Register Coalescing [page(s) 8]:
    * We will probably need some method for telling the coalescer
      that a particular copy (or type of copy/copies) should either
      be completely ignored (ie, do not coalesce it even if it looks
      coalescable) or to think very hard before it does.  Examples of
      copies we might want to skip would be copies inserted to satisfy
      instruction constraints or some type of spilling/splitting code.
      Examples of copies we might want to think about before blindly
      coalescing might be pseudo - hard register copies, or copies
      that would lead to an unacceptable increase in register 
      constraints.

Global Allocation [page(s) 10]:
    * I'd like to keep the design flexible enough (if it's at all
      possible) in case we want to attempt interprocedural register
      allocation in the future.
    * I'd also like to allow Classic Chaitin and Briggs algorithms
      which do iterative spilling (ie, color -> spill -> color ...).
      This would be beneficial in that it gives us a well known
      baseline to which all other algorithms/spilling heuristics can
      be compared to.  It has the added benefit of making publishing
      easier if your baseline allocator is already implemented.

Spiller [page(s) 10-11]:
    * If we are doing a single pass Chaitin style allocation, then
      I agree that the spiller would map all unallocated pseudos
      into hardware registers.  However, if we are doing a multi
      pass Chaitin style allocation, then the spiller should not
      map the unallocated pseudos to hardware registers, but simply
      insert the required spill code leaving the spilled pseudos as
      pseudos.  The spiller should be flexible enough to do both.
    * I can also envision someone wanting to spill only a subset
      of the unallocated pseudos, so we should handle that scenario.
    * Now that I think of it, Vlad's idea seems vaguely familiar to
      Load/Store Range Analysis from PLDI93.  It's been so long since
      I read the paper, so am not 100% certain.  I don't recall hearing
      of anyone actually using Load/Store Range Analysis.

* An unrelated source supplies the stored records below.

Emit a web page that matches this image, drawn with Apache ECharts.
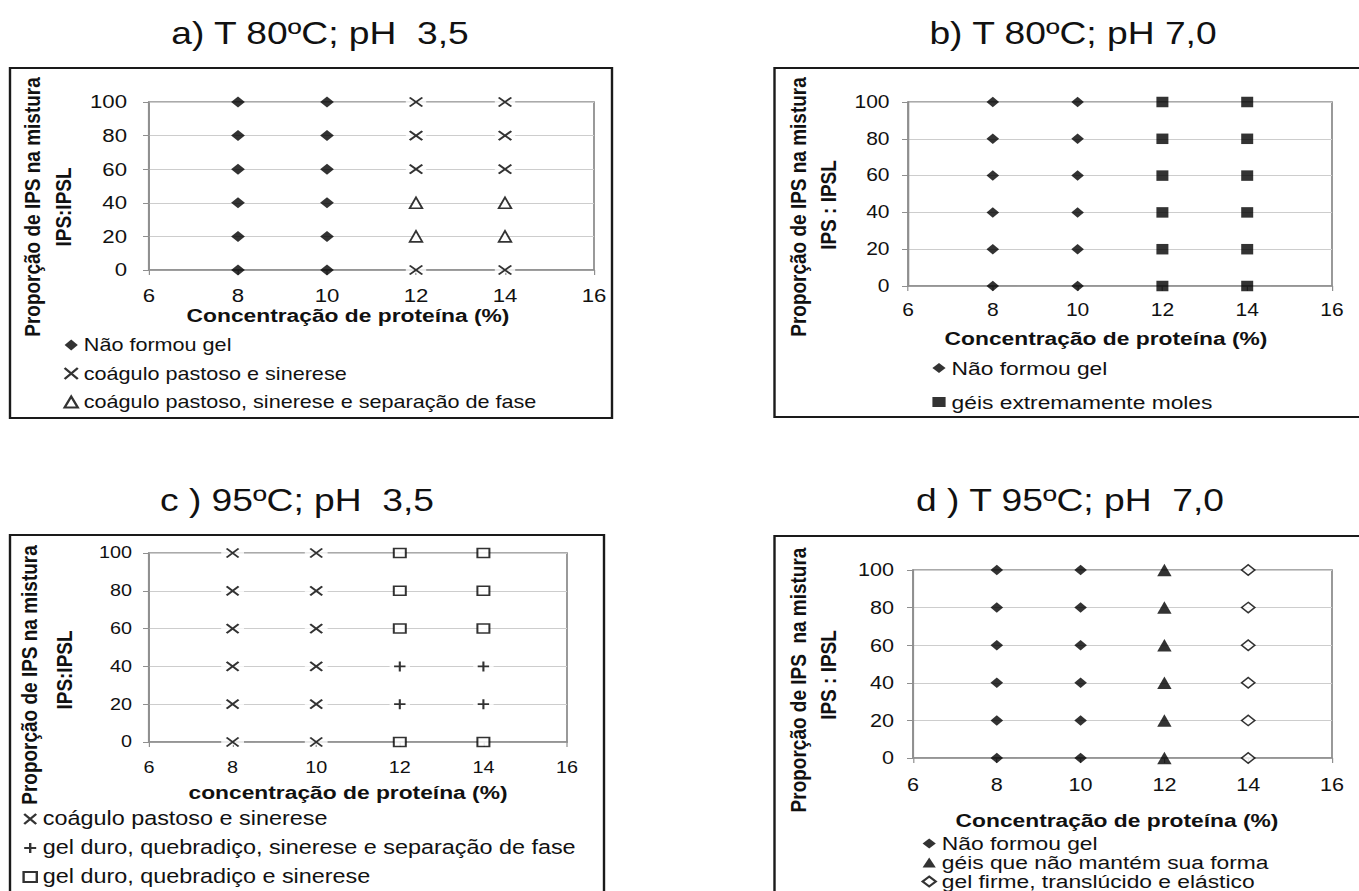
<!DOCTYPE html>
<html><head><meta charset="utf-8">
<script src="https://cdn.jsdelivr.net/npm/echarts@6/dist/echarts.min.js"></script>
<style>
html,body{margin:0;padding:0;background:#fff;overflow:hidden;width:1359px;height:891px}
#chart{width:1133px;height:891px;transform:scaleX(1.2);transform-origin:0 0}
</style></head><body><div id="chart"></div>
<script>
// ---------- data ----------
const xTickValues = [6, 8, 10, 12, 14, 16];
const yTickValues = [0, 20, 40, 60, 80, 100];

const panelTitles = ['a) T 80ºC; pH  3,5', 'b) T 80ºC; pH 7,0', 'c ) 95ºC; pH  3,5', 'd ) T 95ºC; pH  7,0'];
const yTitles = [
  ['Proporção de IPS na mistura', 'IPS:IPSL'],
  ['Proporção de IPS na mistura', 'IPS : IPSL'],
  ['Proporção de IPS na mistura', 'IPS:IPSL'],
  ['Proporção de IPS  na mistura', 'IPS : IPSL']
];
const xTitles = ['Concentração de proteína (%)', 'Concentração de proteína (%)', 'concentração de proteína (%)', 'Concentração de proteína (%)'];

const N_NAO = 'Não formou gel';
const N_COAG = 'coágulo pastoso e sinerese';
const N_COAG_SEP = 'coágulo pastoso, sinerese e separação de fase';
const N_MOLES = 'géis extremamente moles';
const N_DURO_SEP = 'gel duro, quebradiço, sinerese e separação de fase';
const N_DURO = 'gel duro, quebradiço e sinerese';
const N_NAO_MANTEM = 'géis que não mantém sua forma';
const N_FIRME = 'gel firme, translúcido e elástico';

// a) T 80ºC; pH 3,5
const aNaoFormouGel = [[8,0],[8,20],[8,40],[8,60],[8,80],[8,100],[10,0],[10,20],[10,40],[10,60],[10,80],[10,100]];
const aCoaguloSinerese = [[12,0],[12,60],[12,80],[12,100],[14,0],[14,60],[14,80],[14,100]];
const aCoaguloSeparacao = [[12,20],[12,40],[14,20],[14,40]];
// b) T 80ºC; pH 7,0
const bNaoFormouGel = [[8,0],[8,20],[8,40],[8,60],[8,80],[8,100],[10,0],[10,20],[10,40],[10,60],[10,80],[10,100]];
const bGeisMoles = [[12,0],[12,20],[12,40],[12,60],[12,80],[12,100],[14,0],[14,20],[14,40],[14,60],[14,80],[14,100]];
// c) 95ºC; pH 3,5
const cCoaguloSinerese = [[8,0],[8,20],[8,40],[8,60],[8,80],[8,100],[10,0],[10,20],[10,40],[10,60],[10,80],[10,100]];
const cGelDuroSeparacao = [[12,20],[12,40],[14,20],[14,40]];
const cGelDuroSinerese = [[12,0],[12,60],[12,80],[12,100],[14,0],[14,60],[14,80],[14,100]];
// d) T 95ºC; pH 7,0
const dNaoFormouGel = [[8,0],[8,20],[8,40],[8,60],[8,80],[8,100],[10,0],[10,20],[10,40],[10,60],[10,80],[10,100]];
const dNaoMantem = [[12,0],[12,20],[12,40],[12,60],[12,80],[12,100]];
const dGelFirme = [[14,0],[14,20],[14,40],[14,60],[14,80],[14,100]];

// ---------- layout (reference pixels; page is stretched horizontally by SX) ----------
const SX = 1.2;
const px = v => v / SX;
const FONT = '"Liberation Sans", Arial, sans-serif';
const INK = '#111';
const AXIS_GRAY = '#8f8f8f';
const GRID_GRAY = '#cdcdcd';

const panels = [
  {grid:{l:149,r:594,t:102,b:270}, box:{l:10,r:612,t:68,b:418}, title:[320,33], yt:[[32,207],[63,207]], xt:[348,315], tickFs:18.5, ylm:22, xlm:16, leg:{x:70,top:335,gap:8.5,lh:20,fs:18,iw:11,ih:11}},
  {grid:{l:908,r:1332,t:102,b:286}, box:{l:774.5,r:1375,t:68,b:417}, title:[1073,33], yt:[[798,207],[828,205]], xt:[1106,338], tickFs:17.5, ylm:18.5, xlm:15, leg:{x:939,top:358,gap:14,lh:20,fs:19,iw:11,ih:10}},
  {grid:{l:149,r:567,t:553,b:742}, box:{l:10,r:604,t:535,b:905}, title:[297,500], yt:[[29,675],[64,670]], xt:[348,792], tickFs:16.5, ylm:17, xlm:17, leg:{x:29,top:809,gap:9,lh:20,fs:19.5,iw:11,ih:10}},
  {grid:{l:913,r:1332,t:570,b:758}, box:{l:774.5,r:1375,t:536,b:905}, title:[1070,500], yt:[[798,680],[828,675]], xt:[1117,820], tickFs:18, ylm:19, xlm:18, leg:{x:928,top:834,gap:0,lh:17,fs:19,iw:11,ih:10}}
];

const legendLists = [
  [N_NAO, N_COAG, N_COAG_SEP],
  [N_NAO, N_MOLES],
  [N_COAG, N_DURO_SEP, N_DURO],
  [N_NAO, N_NAO_MANTEM, N_FIRME]
];

// ---------- symbols ----------
const CROSS = 'path://M0,0L10,10M10,0L0,10';
const PLUS = 'path://M5,0L5,10M0,5L10,5';
const filled = {color:'#000'};
const hollow = {color:'#fff', borderColor:'#000', borderWidth:1.6};
const stroke = {color:'rgba(0,0,0,0)', borderColor:'#000', borderWidth:1.8};
const whiteBg = {color:'#fff'};

function sc(name, i, data, symbol, size, style) {
  return {type:'scatter', name, xAxisIndex:i, yAxisIndex:i, data, symbol, symbolSize:size, itemStyle:style, silent:true, animation:false};
}

const series = [
  sc('_bgA', 0, aCoaguloSinerese, 'rect', [17,6], whiteBg),
  sc(N_NAO, 0, aNaoFormouGel, 'diamond', [11.5,11], filled),
  sc(N_COAG, 0, aCoaguloSinerese, CROSS, [10.5,9], stroke),
  sc(N_COAG_SEP, 0, aCoaguloSeparacao, 'triangle', [10.5,11], hollow),

  sc(N_NAO, 1, bNaoFormouGel, 'diamond', [10.5,10.5], filled),
  sc(N_MOLES, 1, bGeisMoles, 'rect', [10,10.5], filled),

  sc('_bgC1', 2, cCoaguloSinerese, 'rect', [19,6], whiteBg),
  sc('_bgC2', 2, cGelDuroSeparacao, 'rect', [17,6], whiteBg),
  sc(N_COAG, 2, cCoaguloSinerese, CROSS, [10,9], stroke),
  sc(N_DURO_SEP, 2, cGelDuroSeparacao, PLUS, [9.5,10], stroke),
  sc(N_DURO, 2, cGelDuroSinerese, 'rect', [10,9], hollow),

  sc(N_NAO, 3, dNaoFormouGel, 'diamond', [10.5,10.5], filled),
  sc(N_NAO_MANTEM, 3, dNaoMantem, 'triangle', [12,12.5], filled),
  sc(N_FIRME, 3, dGelFirme, 'diamond', [11,10.5], {color:'#fff', borderColor:'#000', borderWidth:1.4})
];

const grids = panels.map(p => ({
  left: px(p.grid.l), top: p.grid.t,
  width: px(p.grid.r - p.grid.l), height: p.grid.b - p.grid.t,
  show: true, borderColor: AXIS_GRAY, borderWidth: 1.5, backgroundColor: 'transparent'
}));

const xAxes = panels.map((p, i) => ({
  gridIndex: i, type: 'value',
  min: xTickValues[0], max: xTickValues[xTickValues.length - 1], interval: xTickValues[1] - xTickValues[0],
  axisLine: {show: true, onZero: false, lineStyle: {color: AXIS_GRAY, width: 1.5}},
  axisTick: {show: true, length: 5, lineStyle: {color: AXIS_GRAY, width: 1}},
  axisLabel: {margin: p.xlm, fontSize: p.tickFs, color: INK, fontFamily: FONT},
  splitLine: {show: false}
}));

const yAxes = panels.map((p, i) => ({
  gridIndex: i, type: 'value',
  min: yTickValues[0], max: yTickValues[yTickValues.length - 1], interval: yTickValues[1] - yTickValues[0],
  axisLine: {show: true, onZero: false, lineStyle: {color: AXIS_GRAY, width: 1.5}},
  axisTick: {show: true, length: px(6), lineStyle: {color: AXIS_GRAY, width: 1}},
  axisLabel: {margin: px(p.ylm), fontSize: p.tickFs, color: INK, fontFamily: FONT},
  splitLine: {show: true, lineStyle: {color: GRID_GRAY, width: 1}}
}));

const legends = panels.map((p, i) => ({
  data: legendLists[i],
  orient: 'vertical',
  left: px(p.leg.x) - p.leg.iw / 2,
  top: p.leg.top,
  height: 120,
  itemWidth: p.leg.iw, itemHeight: p.leg.ih, itemGap: p.leg.gap,
  padding: 0, selectedMode: false,
  textStyle: {fontSize: p.leg.fs, lineHeight: p.leg.lh, color: INK, fontFamily: FONT}
}));

const graphics = [];
panels.forEach((p, i) => {
  graphics.push({type: 'rect', silent: true, z: 0,
    shape: {x: px(p.box.l), y: p.box.t, width: px(p.box.r - p.box.l), height: p.box.b - p.box.t},
    style: {fill: 'none', stroke: '#1a1a1a', lineWidth: 2}});
  graphics.push({type: 'text', silent: true, x: px(p.title[0]), y: p.title[1],
    style: {text: panelTitles[i], font: '31px ' + FONT, fill: INK, align: 'center', verticalAlign: 'middle'}});
  yTitles[i].forEach((t, k) => {
    graphics.push({type: 'text', silent: true, x: px(p.yt[k][0]), y: p.yt[k][1], rotation: Math.PI / 2,
      style: {text: t, font: 'bold 19px ' + FONT, fill: INK, align: 'center', verticalAlign: 'middle'}});
  });
  graphics.push({type: 'text', silent: true, x: px(p.xt[0]), y: p.xt[1],
    style: {text: xTitles[i], font: 'bold 19px ' + FONT, fill: INK, align: 'center', verticalAlign: 'middle'}});
});

const chart = echarts.init(document.getElementById('chart'), null, {renderer: 'svg', width: 1133, height: 891});
chart.setOption({
  animation: false,
  backgroundColor: '#fff',
  grid: grids, xAxis: xAxes, yAxis: yAxes,
  legend: legends,
  graphic: {elements: graphics},
  series
});
</script></body></html>
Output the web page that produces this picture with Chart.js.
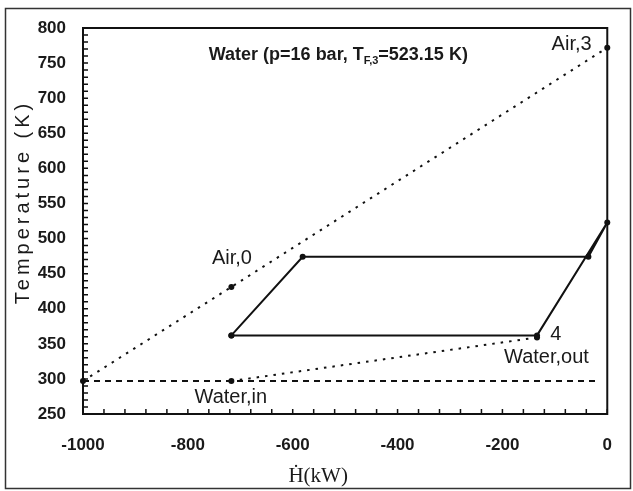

Spill Location Optimizer [page(s) 11]:
    * The IBM iSeries backend has this optimization.  During spilling,
      it inserts copies to/from spill pseudos (essentially like another
      register class) which represent the stores/loads from the stack.
      These spill pseudos can then be dead code eliminated, coalesced
      and colored (using an interference graph) just like any other
      normal pseudo.  Normal Chaitin coloring (using k = infinity) does
      a good job of minimizing the amount of stack space used for
      spilled pseudos.

Reg_Info [page(s) 16-17]:
    * I have some questions about how your register group mechanism
      will work in practice, but that can probably wait for a while.

Insn Annotations [page(s) 17-18]:
    * I like the idea of easy access to the register usage info
      provided by the insn annotations.  RTL isn't really setup
      for making that easy.
    * Encoding register pressure summary info as +1, -2 or 0 is fine,
      but it is not a total solution.  In particular, it doesn't
      handle register clobbers adequately.  An example would be the
      volatile registers being clobbered on a function call.  Also,
      for register classes with distinct subclasses (eg, GPRS and a
      subset of GPRS capable of acting as index registers), would you
      have separate counters?

Spill Cost Engine [page(s) 26-29]:
    * The register allocator should not be estimating the execution
      frequency of a basic block as 10^nesting level.  That information
      should be coming from the cfg which comes from profile data or
      from a good static profile.  The problem with 10^loop nesting
      level is that we can overestimate the spill costs for some
      pseudos.  For example:
    	while (...) {
    	  <use of "a">
    	  if (...)
    	    <use of "b">
    	  else
    	    <use of "b"
    	}
      In the code above, "b"'s spill cost will be twice that of "a",
      when they really should have the same spill cost.